Джек Керуак. Сатори в Париже. Тристесса. Перевод с английского Максима Немцова. СПб., «Азбука-Аттикус», «Азбука», 2015, 192 стр., 4000 экз.
Впервые на русском языке — роман «Тристесса» (про поездку автора в Мексику к Берроузу) и «парижский роман» Керуака «Сатори в Париже» в новом переводе.
Ханна Краль. Белая Мария. Перевод с польского и примечания Ксении Старосельской. М., «Текст», 2014, 158 стр., 2000 экз.
Книга одного из ведущих прозаиков современной Польши, написанная в «авторской стилистике», сочетающей документальность и художественность письма (но отнюдь — не вымысел); материал: польская история второй половины прошлого века и ее персонажи, известные и малоизвестные.

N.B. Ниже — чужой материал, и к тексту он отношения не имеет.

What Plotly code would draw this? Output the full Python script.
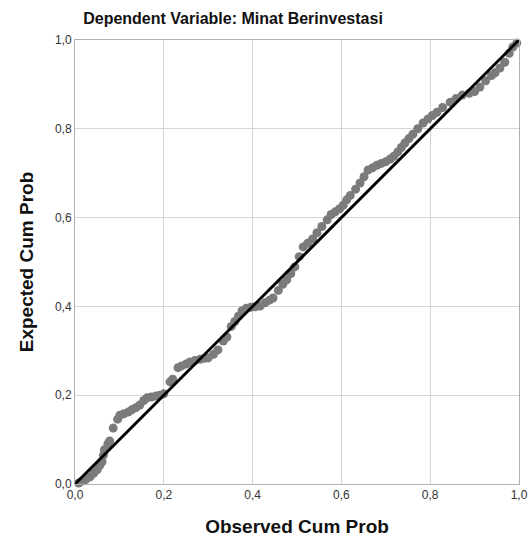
import plotly.graph_objects as go

observed = [0.008, 0.016, 0.024, 0.034, 0.042, 0.050, 0.056, 0.061, 0.064, 0.066,
            0.074, 0.078, 0.086, 0.096, 0.101, 0.110, 0.120, 0.128, 0.137, 0.146,
            0.155, 0.162, 0.172, 0.182, 0.191, 0.200, 0.214, 0.220, 0.232, 0.240,
            0.250, 0.259, 0.270, 0.282, 0.292, 0.300, 0.312, 0.322, 0.334, 0.342,
            0.352, 0.360, 0.368, 0.376, 0.386, 0.396, 0.406, 0.417, 0.428, 0.438,
            0.446, 0.458, 0.468, 0.477, 0.486, 0.495, 0.505, 0.514, 0.524, 0.535,
            0.545, 0.556, 0.568, 0.577, 0.586, 0.596, 0.604, 0.612, 0.620, 0.632,
            0.642, 0.651, 0.660, 0.670, 0.680, 0.690, 0.700, 0.710, 0.718, 0.727,
            0.735, 0.743, 0.752, 0.761, 0.772, 0.784, 0.795, 0.805, 0.815, 0.828,
            0.845, 0.858, 0.872, 0.888, 0.900, 0.912, 0.925, 0.938, 0.946, 0.957,
            0.968, 0.978, 0.986, 0.995]
expected = [0.002, 0.006, 0.010, 0.016, 0.024, 0.032, 0.042, 0.050, 0.065, 0.077,
            0.090, 0.097, 0.126, 0.146, 0.155, 0.158, 0.162, 0.167, 0.172, 0.178,
            0.188, 0.194, 0.196, 0.198, 0.200, 0.203, 0.230, 0.236, 0.262, 0.266,
            0.270, 0.275, 0.278, 0.281, 0.283, 0.284, 0.292, 0.302, 0.322, 0.331,
            0.355, 0.366, 0.378, 0.390, 0.396, 0.398, 0.399, 0.401, 0.408, 0.414,
            0.419, 0.436, 0.450, 0.460, 0.474, 0.489, 0.512, 0.534, 0.542, 0.552,
            0.566, 0.580, 0.595, 0.607, 0.613, 0.620, 0.628, 0.640, 0.650, 0.664,
            0.678, 0.692, 0.707, 0.712, 0.718, 0.722, 0.726, 0.732, 0.738, 0.748,
            0.758, 0.768, 0.778, 0.788, 0.800, 0.813, 0.822, 0.830, 0.837, 0.848,
            0.860, 0.868, 0.876, 0.880, 0.884, 0.894, 0.908, 0.920, 0.926, 0.937,
            0.950, 0.970, 0.984, 0.993]
ref_line = [0.0, 1.0]
tick_vals = [0.0, 0.2, 0.4, 0.6, 0.8, 1.0]
tick_text = ["0,0", "0,2", "0,4", "0,6", "0,8", "1,0"]

FONT = "Liberation Sans, Arial, sans-serif"
W, H = 530, 544

fig = go.Figure()
fig.add_trace(go.Scatter(x=observed, y=expected, mode="markers",
                         marker=dict(color="#7b7b7b", size=9, line=dict(width=0)),
                         showlegend=False, hoverinfo="skip", cliponaxis=False))
fig.add_trace(go.Scatter(x=ref_line, y=ref_line, mode="lines",
                         line=dict(color="black", width=3),
                         showlegend=False, hoverinfo="skip", cliponaxis=False))

axis_common = dict(range=[0, 1], tickvals=tick_vals, ticktext=tick_text,
                   showgrid=True, gridcolor="#d6d6d6", gridwidth=1,
                   showline=True, linecolor="#b0b0b0", linewidth=1, mirror=True,
                   zeroline=False, ticks="", fixedrange=True, automargin=False,
                   tickfont=dict(family=FONT, size=12, color="#333"))

fig.update_layout(
    width=W, height=H,
    margin=dict(l=75, r=11, t=40, b=60, autoexpand=False),
    paper_bgcolor="white", plot_bgcolor="white",
    title=dict(text="<b>Dependent Variable: Minat Berinvestasi</b>",
               x=233 / W, xanchor="center", xref="container",
               y=1 - 18 / H, yanchor="middle", yref="container",
               font=dict(family=FONT, size=16, color="#111")),
    xaxis=dict(axis_common,
               title=dict(text="<b>Observed Cum Prob</b>", standoff=18,
                          font=dict(family=FONT, size=19, color="#111"))),
    yaxis=dict(axis_common,
               title=dict(text="<b>Expected Cum Prob</b>", standoff=16,
                          font=dict(family=FONT, size=19, color="#111"))),
)

post = ("document.documentElement.style.overflow='hidden';"
        "document.body.style.margin='0';document.body.style.overflow='hidden';")

fig.write_html("out.html", post_script=post, config={"displayModeBar": False})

Андрей Матвеев. Сыновья молчаливых дней. Документальный роман. СПб., «Амфора», 2014, 351 стр., 3000 экз.
Роман-эссе об отечественном рок-н-ролле 70 — 80 — 90-х годов и его главных фигурах.
Призвание Мохаммеда. Исламский Восток в классической литературе христианского Запада. Хрестоматия. Составитель М. И. Синельников. М., «Медина», 2015, 604 стр., 10 000 экз.
Собрание текстов, представляющих образ Исламского Востока в западной литературе — от Лопе де Вега, Гете, Гюго до Аполлинера, Рильке, Гарсиа Лорки.
Кирилл Рябов. Сжигатель трупов. Казань, «Ил-musik», 2013, 206 стр., 1000 экз.
Сборник рассказов писателя, вошедшего в нашу литературу в начале «нулевых» годов.
Никита Сафонов. Разворот полем симметрии. Вступительная статья С. Огурцова. М., «Новое литературное обозрение», 2015, 152 стр., 500 экз.
Книга стихов петербургского поэта, принципиально отстраняющегося от «поэтичности» и сосредоточенного на поиске новых связей слова и реальности.
Мартин Светлицкий. 100 стихотворений о водке и сигаретах. Перевод с польского Игоря Белова. М., «Книжное обозрение» («АРГО-РИСК»), 2015, 136 стр., 300 экз.
Избранные стихотворения одного из ведущих польских поэтов (из так называемого «поколения бруЛиона», входившего в литературу в 1980-е) — несмотря на некоторую разухабистость (неполиткорректность) названия и соответствующую (отчасти) тематику, — стихи местами почти классические: «Несколько дней пребывал во грехе, теперь настала пора / неловких попыток искупления, чтобы вызволить душу и тело из преисподней. Сажусь / перед зеркалом, размазываю по щекам пену…» («Бритье»).
Саша Филипенко. Замыслы. М., «Время», 2015, 160 стр., 2000 экз.
Роман молодого писателя, должный подтвердить «литературный статус» нового автора, дебютный роман которого «Бывший сын» о сегодняшней жизни Белоруссии получил в прошлом году «Русскую премию»; новая книга — про живущего в Москве сценариста, про его замыслы и про жизнь, эти замыслы породившую.
*
Андрей Белый. Начало века. Берлинская редакция (1923). Издание подготовил А. В. Лавров. СПб., «Наука», 2014, 482 стр., 1000 экз.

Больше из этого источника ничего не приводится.